Hier je suis allée à Lille à cause d'un rendez-vous chez un nouvel ophtalmo. Il faut une année, voire plus maintenant pour obtenir un rendez-vous chez un médecin de cette spécialité à Béthune. Le Lillois  pratique les honoraires libres,  mais je préfère cela à quelqu'un qui n'est abordable qu'au bout d'un an et plus. En outre cet ophtalmo-là, en examinant chaque œil en quelques secondes, peut voir si ses patients ont ou pas du cholestérol, s'ils font du diabète. Pas besoin de check up avec lui,  gain de temps appréciable !

Et donc, me concernant, ces yeux qui rougissent comme des pucelles,  ce n'est pas grave, juste un peu de fatigue. Et un petit coup de pouce pour améliorer la vue. Je suis quitte, à leur bonne mine, pour ne le revoir que d'ici deux ou trois ans m'a t-il dit. Charmant !

La seule spécialité où les patients  regardent l'organe qui les regardent, ce qui met peu ou prou sur un pied d'égalité.

Comment était Lille, depuis six années que je n'avais pas vu la ville ? Grâce au métro que les citadins ont appris à prendre, je l'ai trouvée désengorgée de son surnombre de voitures ; le matin il n'y  a pas foule dans les rues, c'est le meilleur moment pour admirer, comme on le ferait d'un viel arbre toujours vivant, cette vieille cité parcourue par des générations d'hommes. Je suis allée voir la rue d'Arcole ; le quartier a beaucoup changé mais la maison où j'ai habité quelque temps était toujours là. J'ai vu des petites boutiques asiatiques et arabes un peu déphasées, elles n'existaient pas à l'époque. Le quartier semble s'être appauvri, il fait un peu ghetto comme à son corps défendant.
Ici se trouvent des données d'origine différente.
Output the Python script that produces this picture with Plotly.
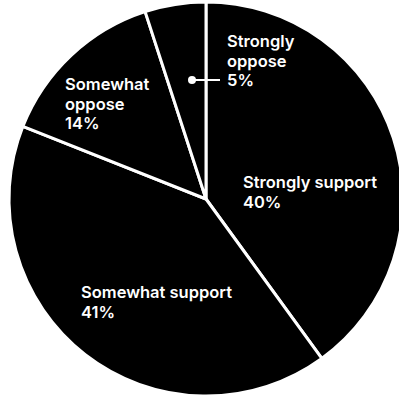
import plotly.graph_objects as go

labels = ["Strongly support", "Somewhat support", "Somewhat oppose", "Strongly oppose"]
values = [40, 41, 14, 5]
label_lines = [["Strongly support", "40%"], ["Somewhat support", "41%"],
               ["Somewhat", "oppose", "14%"], ["Strongly", "oppose", "5%"]]
# label layout in pixels: left x, first baseline y
label_pos = [(243, 188), (81, 298), (65, 90), (227, 47)]
LINE_GAP = 19.5

W, H = 412, 400
FONT = "Inter"
SIZE = 16.5

fig = go.Figure(go.Pie(
    labels=labels, values=values, sort=False, direction="clockwise", rotation=0,
    marker=dict(colors=["#000000"] * 4, line=dict(color="#ffffff", width=3)),
    textinfo="none", hoverinfo="label+percent", showlegend=False,
    domain=dict(x=[9 / W, 403 / W], y=[1 - 396 / H, 1 - 2 / H]),
))

anns = []
for lines, (px, py) in zip(label_lines, label_pos):
    for i, t in enumerate(lines):
        base = py + i * LINE_GAP
        anns.append(dict(text=t, x=(px - 2) / W, y=1 - (base - 6) / H, xref="paper", yref="paper",
                         xanchor="left", yanchor="middle", align="left", showarrow=False,
                         font=dict(family=FONT, size=SIZE, color="white", weight=600)))

shapes = [
    dict(type="line", xref="paper", yref="paper", x0=192 / W, x1=220 / W, y0=1 - 80 / H, y1=1 - 80 / H,
         line=dict(color="white", width=2)),
    dict(type="circle", xref="paper", yref="paper", x0=188 / W, x1=196 / W, y0=1 - 76 / H, y1=1 - 84 / H,
         fillcolor="white", line=dict(color="white", width=0)),
]

fig.update_layout(width=W, height=H, margin=dict(l=0, r=0, t=0, b=0),
                  paper_bgcolor="white", plot_bgcolor="white",
                  annotations=anns, shapes=shapes)
fig.write_html("out.html", config={"displayModeBar": False},
               post_script="document.body.style.margin='0';document.body.style.overflow='hidden';")
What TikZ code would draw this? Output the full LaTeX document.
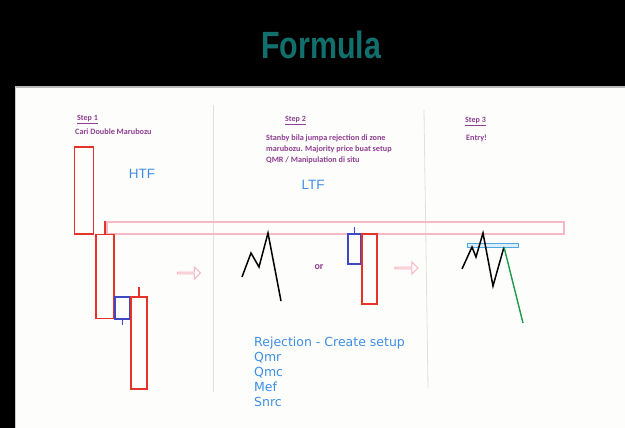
\documentclass[tikz,border=0pt]{standalone}
\usepackage{fontspec}
\setmainfont{Liberation Sans}
\newfontfamily\titlefont[FakeStretch=0.8]{Liberation Sans}
\newfontfamily\notefont{Carlito}
\newfontfamily\listfont{DejaVu Sans}
\usepackage{tikz}
\usetikzlibrary{shapes.arrows, positioning}
\definecolor{formteal}{HTML}{11706D}
\definecolor{formpurple}{HTML}{8E3F92}
\definecolor{formblue}{HTML}{3D8EE6}
\definecolor{candlered}{HTML}{E5332A}
\definecolor{candleblue}{HTML}{3F48C4}
\definecolor{zonepink}{HTML}{F5B8C4}
\definecolor{levelcyan}{HTML}{4DA8E2}
\definecolor{tradegreen}{HTML}{1E9A4E}
\definecolor{panelwhite}{HTML}{FDFDFB}

\begin{document}
\begin{tikzpicture}[
    x=1pt, y=-1pt,
    redbar/.style={rectangle, draw=candlered, line width=1.6pt, inner sep=0pt},
    bluebar/.style={rectangle, draw=candleblue, line width=1.6pt, inner sep=0pt},
    wick/.style={line width=1.6pt},
    price/.style={black, line width=1.5pt},
    steptitle/.style={anchor=base west, text=formpurple, font=\notefont\bfseries\fontsize{8}{10}\selectfont, inner sep=0pt},
    stepnote/.style={anchor=north west, text=formpurple, font=\notefont\bfseries\fontsize{8.2}{11}\selectfont, align=left, inner sep=0pt},
    tflabel/.style={text=formblue, font=\fontsize{13.5}{16}\selectfont, inner sep=0pt},
    hollow/.style={single arrow, draw=zonepink, line width=1pt, fill=white,
      minimum height=23pt, minimum width=12pt, single arrow head extend=3pt, inner sep=0pt},
    divider/.style={gray!25, line width=0.8pt},
  ]
  \fill[black] (0,0) rectangle (625,428);
  \useasboundingbox (0,0) rectangle (625,428);
  \node[text=formteal, font=\titlefont\bfseries\fontsize{38}{42}\selectfont] (title) at (321,45) {Formula};

  \fill[panelwhite] (15,87) rectangle (625,428);
  \draw[gray!55, line width=1.5pt] (15,87) -- (625,87);
  \draw[gray!40, line width=0.6pt] (15,87) -- (15,428);
  \draw[divider] (213,105) -- (213,392);
  \draw[divider] (424,110) -- (428,388);

  \node[steptitle] (s1) at (77,121) {\underline{Step 1}};
  \node[stepnote] (n1) at (75,129) {Cari Double Marubozu};
  \node[steptitle] (s2) at (285,122) {\underline{Step 2}};
  \node[stepnote] (n2) at (266,135) {Stanby bila jumpa rejection di zone\\marubozu. Majority price buat setup\\QMR / Manipulation di situ};
  \node[steptitle] (s3) at (465,123) {\underline{Step 3}};
  \node[stepnote] (n3) at (466,135) {Entry!};

  \node[tflabel] (htf) at (142,174) {HTF};
  \node[tflabel] (ltf) at (313,185) {LTF};
  \node[text=formpurple, font=\notefont\bfseries\fontsize{10}{12}\selectfont] (or) at (319,267) {or};

  \draw[zonepink, line width=1.3pt] (107,222) rectangle (564,234);

  \node[redbar, minimum width=19pt, minimum height=87pt] (c1) at (84,190.5) {};
  \node[redbar, minimum width=18pt, minimum height=84pt] (c2) at (105,276.5) {};
  \node[bluebar, minimum width=15pt, minimum height=22pt] (c3) at (122.5,308) {};
  \node[redbar, minimum width=16pt, minimum height=92pt] (c4) at (139,343) {};
  \draw[candlered, wick] (c2.north) -- ++(0,-13);
  \draw[candleblue, wick] (c3.south) -- ++(0,5);
  \draw[candlered, wick] (c4.north) -- ++(0,-9);

  \node[hollow] (a1) at (188.5,273) {};
  \draw[price] (242,277) -- (251,253) -- (259,267) -- (268,233) -- (281,301);

  \node[bluebar, minimum width=13pt, minimum height=30pt] (c5) at (354.5,249) {};
  \node[redbar, minimum width=15pt, minimum height=70pt] (c6) at (369.5,269) {};
  \draw[candleblue, wick] (c5.north) -- ++(0,-6);

  \node[hollow] (a2) at (406,268) {};

  \node[draw=levelcyan, fill=levelcyan!20, line width=1pt, minimum width=51pt, minimum height=4pt, inner sep=0pt] (lvl) at (492.5,245) {};
  \draw[price] (462,269) -- (472,247) -- (476,257) -- (483,233) -- (493,286) -- (504,247);
  \draw[tradegreen, line width=1.4pt] (504,247) -- (523,323);

  \node[anchor=north west, text=formblue, font=\listfont\fontsize{12.5}{15}\selectfont, align=left, inner sep=0pt] (list) at (254,337) {Rejection - Create setup\\Qmr\\Qmc\\Mef\\Snrc};
\end{tikzpicture}
\end{document}
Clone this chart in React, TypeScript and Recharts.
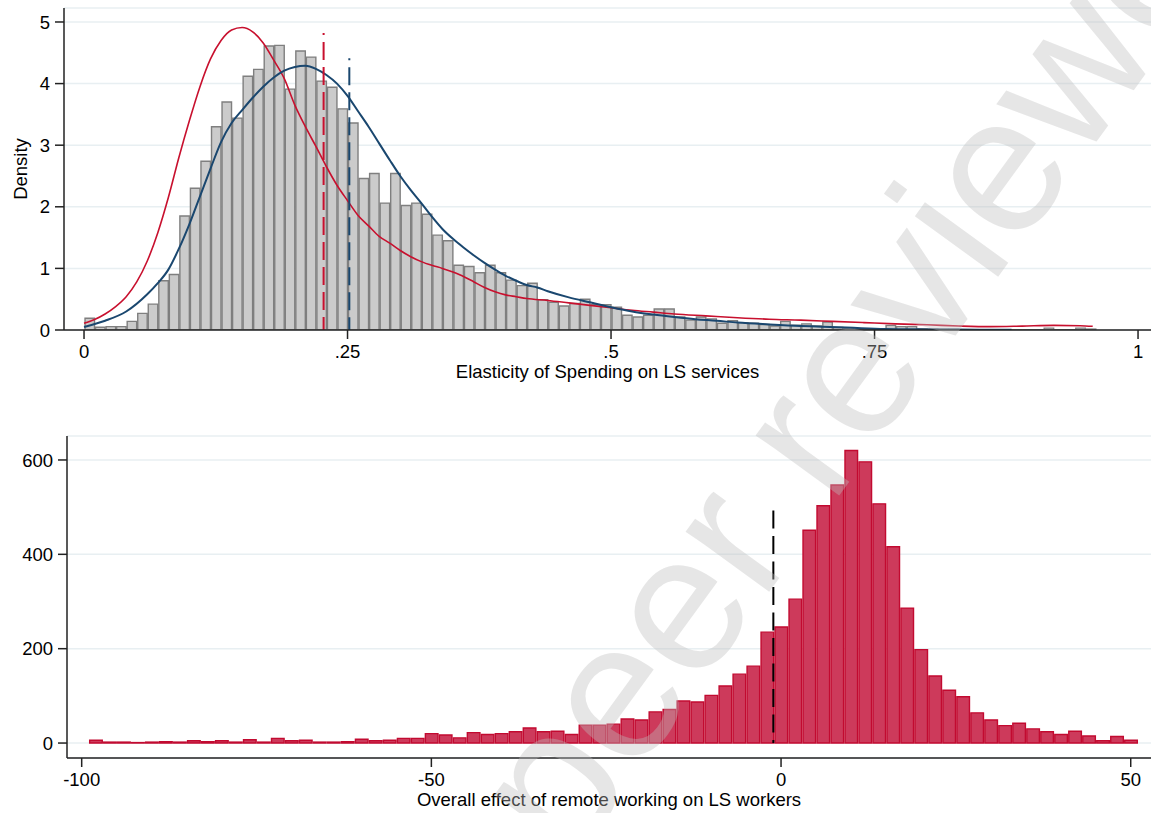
import React from "react";
import { ComposedChart, Bar, Line, XAxis, YAxis, CartesianGrid, ReferenceLine, Label } from "recharts";

const FONT = '"Liberation Sans", Arial, Helvetica, sans-serif';
const RED = "#c8102e";
const NAVY = "#1a476f";
const GRID = "#e8eff2";
const AXIS = "#222";

// top panel: density histogram, bins of .01 starting at 0
const elasticityBinStart = 0;
const elasticityBinWidth = 0.01;
const elasticityDensity = [
  0.19, 0.044, 0.054, 0.054, 0.14, 0.27, 0.42, 0.8, 0.9, 1.85,
  2.3, 2.74, 3.3, 3.7, 3.44, 4.12, 4.23, 4.61, 4.62, 3.91,
  4.53, 4.43, 4.04, 3.94, 3.59, 3.36, 2.46, 2.54, 2.06, 2.54,
  2.02, 2.06, 1.88, 1.54, 1.45, 1.05, 1.03, 0.93, 1.05, 0.93,
  0.81, 0.72, 0.76, 0.49, 0.45, 0.39, 0.43, 0.5, 0.41, 0.41,
  0.37, 0.24, 0.21, 0.24, 0.34, 0.34, 0.21, 0.16, 0.21, 0.18,
  0.11, 0.15, 0.12, 0.11, 0.09, 0.065, 0.14, 0.076, 0.1, 0.065,
  0.13, 0.04, 0.02, 0.015, 0.01, 0.01, 0.075, 0.055, 0.055, 0.02,
  0.015, 0.01, 0.01, 0.005, 0.005, 0.005, 0.005, 0.005, 0.005, 0.005,
  0.005, 0.03, 0.005, 0.005, 0.03, 0.015,
];

// kernel density curves
const kdeRedX = [
  0, 0.01, 0.02, 0.03, 0.04, 0.05, 0.06, 0.07, 0.08, 0.09,
  0.1, 0.11, 0.12, 0.13, 0.14, 0.15, 0.16, 0.17, 0.18, 0.19,
  0.2, 0.21, 0.22, 0.23, 0.24, 0.25, 0.26, 0.27, 0.28, 0.29,
  0.3, 0.31, 0.32, 0.33, 0.34, 0.35, 0.36, 0.37, 0.38, 0.39,
  0.4, 0.41, 0.42, 0.44, 0.46, 0.48, 0.5, 0.52, 0.54, 0.56,
  0.59, 0.62, 0.65, 0.68, 0.71, 0.74, 0.77, 0.8, 0.83, 0.86,
  0.89, 0.92, 0.945, 0.957,
];
const kdeRedY = [
  0.11, 0.17, 0.26, 0.38, 0.54, 0.78, 1.12, 1.58, 2.15, 2.8,
  3.4, 3.95, 4.4, 4.7, 4.87, 4.91, 4.84, 4.66, 4.38, 4.08,
  3.65, 3.3, 2.98, 2.65, 2.35, 2.1, 1.86, 1.69, 1.52, 1.41,
  1.29, 1.19, 1.11, 1.05, 1.0, 0.94, 0.87, 0.78, 0.69, 0.62,
  0.57, 0.54, 0.51, 0.48, 0.44, 0.4, 0.36, 0.32, 0.29, 0.26,
  0.23, 0.2, 0.175, 0.16, 0.14, 0.12, 0.1, 0.085, 0.065, 0.054,
  0.063, 0.075, 0.07, 0.06,
];
const kdeBlueX = [
  0, 0.02, 0.04, 0.06, 0.07, 0.08, 0.09, 0.1, 0.11, 0.12,
  0.13, 0.14, 0.15, 0.16, 0.17, 0.18, 0.19, 0.2, 0.21, 0.22,
  0.23, 0.24, 0.25, 0.26, 0.27, 0.28, 0.29, 0.3, 0.31, 0.32,
  0.33, 0.34, 0.35, 0.36, 0.37, 0.38, 0.39, 0.4, 0.41, 0.42,
  0.43, 0.44, 0.46, 0.48, 0.5, 0.52, 0.54, 0.56, 0.58, 0.6,
  0.62, 0.65, 0.68, 0.7, 0.73, 0.76, 0.8, 0.85, 0.88,
];
const kdeBlueY = [
  0.05, 0.15, 0.3, 0.58, 0.76, 0.98, 1.32, 1.72, 2.17, 2.62,
  3.05, 3.36, 3.57, 3.77, 3.95, 4.1, 4.21, 4.27, 4.29, 4.24,
  4.14, 4.0, 3.8, 3.55, 3.3, 3.03, 2.76, 2.5, 2.27, 2.06,
  1.84, 1.64, 1.48, 1.34, 1.21, 1.09, 0.98, 0.88, 0.8, 0.73,
  0.69, 0.63, 0.53, 0.45, 0.37, 0.3, 0.25, 0.21, 0.175, 0.15,
  0.12, 0.09, 0.065, 0.054, 0.035, 0.018, 0.01, 0.005, 0.003,
];

// dashed markers (red, blue) and how high they reach
const elasticityMarkerX = [0.2273, 0.2517];
const elasticityMarkerTop = [4.82, 4.41];

const elasticityTicks = [0, 0.25, 0.5, 0.75, 1];
const elasticityTickLabels = ["0", ".25", ".5", ".75", "1"];
const densityTicks = [0, 1, 2, 3, 4, 5];

// bottom panel: frequency histogram, bins of 2 starting at -99
const effectBinStart = -99;
const effectBinWidth = 2;
const effectCounts = [
  6, 2, 2, 1, 2, 3, 2, 5, 3, 5,
  2, 7, 2, 10, 5, 6, 2, 2, 3, 8,
  5, 6, 10, 10, 20, 17, 11, 22, 18, 20,
  24, 32, 24, 25, 18, 38, 38, 40, 51, 49,
  66, 71, 89, 87, 101, 121, 146, 163, 235, 246,
  305, 451, 503, 547, 620, 596, 507, 416, 286, 198,
  142, 112, 98, 64, 49, 37, 42, 30, 24, 18,
  25, 15, 5, 14, 6,
];
const effectMarkerX = -1.1;
const effectMarkerTop = 493;
const effectTicks = [-100, -50, 0, 50];
const countTicks = [0, 200, 400, 600];

const elasticityBars = elasticityDensity.map((d, i) => ({
  x: elasticityBinStart + (i + 0.5) * elasticityBinWidth,
  density: d,
}));
const kdeRed = kdeRedX.map((x, i) => ({ x, red: kdeRedY[i] }));
const kdeBlue = kdeBlueX.map((x, i) => ({ x, blue: kdeBlueY[i] }));
const effectBars = effectCounts.map((c, i) => ({
  x: effectBinStart + (i + 0.5) * effectBinWidth,
  count: c,
}));

const topDomain: [number, number] = [-0.019, 1.0123];
const bottomDomain: [number, number] = [-102.1, 52.9];
const W = 1151;
const topPlotW = W - 64;
const bottomPlotW = W - 67;
const topBarSize = (topPlotW * elasticityBinWidth) / (topDomain[1] - topDomain[0]);
const bottomBarSize = (bottomPlotW * effectBinWidth) / (bottomDomain[1] - bottomDomain[0]);

const tickStyle = { fill: "#000", fontSize: 18.5, fontFamily: FONT };
const axisStyle = { stroke: AXIS, strokeWidth: 1.5 };
const titleProps = { fill: "#000", fontSize: 18.5, fontFamily: FONT };

function YTitle(props: any) {
  const vb = props.viewBox || { x: 0, y: 8, width: 64, height: 322 };
  const cx = vb.x + 20;
  const cy = vb.y + vb.height / 2;
  return (
    <text x={cx} y={cy} transform={`rotate(-90 ${cx} ${cy})`} textAnchor="middle" dominantBaseline="central" {...titleProps}>
      Density
    </text>
  );
}

export default function App() {
  return (
    <div style={{ position: "absolute", left: 0, top: 0, width: W, height: 813, background: "#fff" }}>
      <div style={{ position: "absolute", left: 0, top: 0 }}>
        <ComposedChart width={W} height={390} data={elasticityBars} margin={{ top: 8, right: 0, bottom: 0, left: 0 }} barGap={0} barCategoryGap={0}>
          <CartesianGrid vertical={false} stroke={GRID} strokeWidth={1.5} />
          <XAxis
            type="number"
            dataKey="x"
            domain={topDomain}
            allowDataOverflow
            ticks={elasticityTicks}
            interval={0}
            tickFormatter={(v: number) => elasticityTickLabels[elasticityTicks.indexOf(v)] ?? String(v)}
            height={60}
            tickSize={9}
            tickMargin={6}
            tick={tickStyle}
            axisLine={axisStyle}
            tickLine={axisStyle}
          >
            <Label value="Elasticity of Spending on LS services" position="insideBottom" offset={12} {...titleProps} />
          </XAxis>
          <XAxis xAxisId="kde" type="number" dataKey="x" domain={topDomain} allowDataOverflow hide />
          <YAxis
            type="number"
            domain={[0, 5.227]}
            allowDataOverflow
            ticks={densityTicks}
            interval={0}
            width={64}
            tickSize={9}
            tickMargin={5}
            tick={tickStyle}
            axisLine={axisStyle}
            tickLine={axisStyle}
          >
            <Label content={YTitle} />
          </YAxis>
          <Bar dataKey="density" fill="#cbcbcb" stroke="#7f7f7f" strokeWidth={1.4} barSize={topBarSize} isAnimationActive={false} />
          <Line xAxisId="kde" data={kdeRed} dataKey="red" type="monotone" stroke={RED} strokeWidth={1.6} dot={false} activeDot={false} isAnimationActive={false} />
          <Line xAxisId="kde" data={kdeBlue} dataKey="blue" type="monotone" stroke={NAVY} strokeWidth={2} dot={false} activeDot={false} isAnimationActive={false} />
          <ReferenceLine
            segment={[{ x: elasticityMarkerX[0], y: elasticityMarkerTop[0] }, { x: elasticityMarkerX[0], y: 0 }]}
            stroke={RED}
            strokeWidth={2}
            strokeDasharray="18 7"
            strokeDashoffset={16}
            ifOverflow="visible"
          />
          <ReferenceLine
            segment={[{ x: elasticityMarkerX[1], y: elasticityMarkerTop[1] }, { x: elasticityMarkerX[1], y: 0 }]}
            stroke={NAVY}
            strokeWidth={2}
            strokeDasharray="18 7"
            strokeDashoffset={16}
            ifOverflow="visible"
          />
        </ComposedChart>
      </div>
      <div style={{ position: "absolute", left: 0, top: 400 }}>
        <ComposedChart width={W} height={413} data={effectBars} margin={{ top: 36, right: 0, bottom: 0, left: 0 }} barGap={0} barCategoryGap={0}>
          <CartesianGrid vertical={false} stroke={GRID} strokeWidth={1.5} />
          <XAxis
            type="number"
            dataKey="x"
            domain={bottomDomain}
            allowDataOverflow
            ticks={effectTicks}
            interval={0}
            height={55}
            tickSize={9}
            tickMargin={6}
            tick={tickStyle}
            axisLine={axisStyle}
            tickLine={axisStyle}
          >
            <Label value="Overall effect of remote working on LS workers" position="insideBottom" offset={7} {...titleProps} />
          </XAxis>
          <YAxis
            type="number"
            domain={[-31.7, 650.8]}
            allowDataOverflow
            ticks={countTicks}
            interval={0}
            width={67}
            tickSize={9}
            tickMargin={5}
            tick={tickStyle}
            axisLine={axisStyle}
            tickLine={axisStyle}
          />
          <Bar dataKey="count" fill="#cd3a5b" stroke="#c20a30" strokeWidth={1.4} barSize={bottomBarSize} isAnimationActive={false} />
          <ReferenceLine
            segment={[{ x: effectMarkerX, y: effectMarkerTop }, { x: effectMarkerX, y: 0 }]}
            stroke="#000"
            strokeWidth={2}
            strokeDasharray="18 7.5"
            ifOverflow="visible"
          />
        </ComposedChart>
      </div>
      <svg width={W} height={813} style={{ position: "absolute", left: 0, top: 0, pointerEvents: "none" }}>
        <text
          x={570}
          y={866}
          transform="rotate(-54 570 866)"
          fontSize={195}
          fontFamily={FONT}
          fill="rgba(190,190,190,0.38)"
        >
          peer reviewed
        </text>
      </svg>
    </div>
  );
}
De nombreux jeunes faisaient groupe devant quelques maisons et portes de garage, devisant tranquillement. Nous sommes passés entre ces groupes de jeunes sans problème et sommes allés prendre place sur un banc public d'un parc enfant qui se trouvait  non loin de là, où un seul gamin jouait à cette heure (une heure) ; les jeunes gens ne l'investissent pas, ils préfèrent rester debout, à trois pas de ce parc, sans doute par respect. Nous les avons regardés un moment ces jeunes. Ils papotaient à ciel ouvert aussi élégamment que des gens de salons du livre, mais gardaient aussi parfois le silence, contrairement aux mondains au débit souvent intarissable. Pas paranos pour deux sous, ils ne se sont jamais souciés de nous.

Au bout d'une heure un groupe s'est délité, chacun se rendant dans un point de la ville et nous sommes partis à notre tour.

Quand nous sommes arrivés rue de Béthune, la foule avait envahi les lieux, difficile de voir quelque chose. Hormis la surconsommation d'un côté et les SDF de l'autre, assis par terre.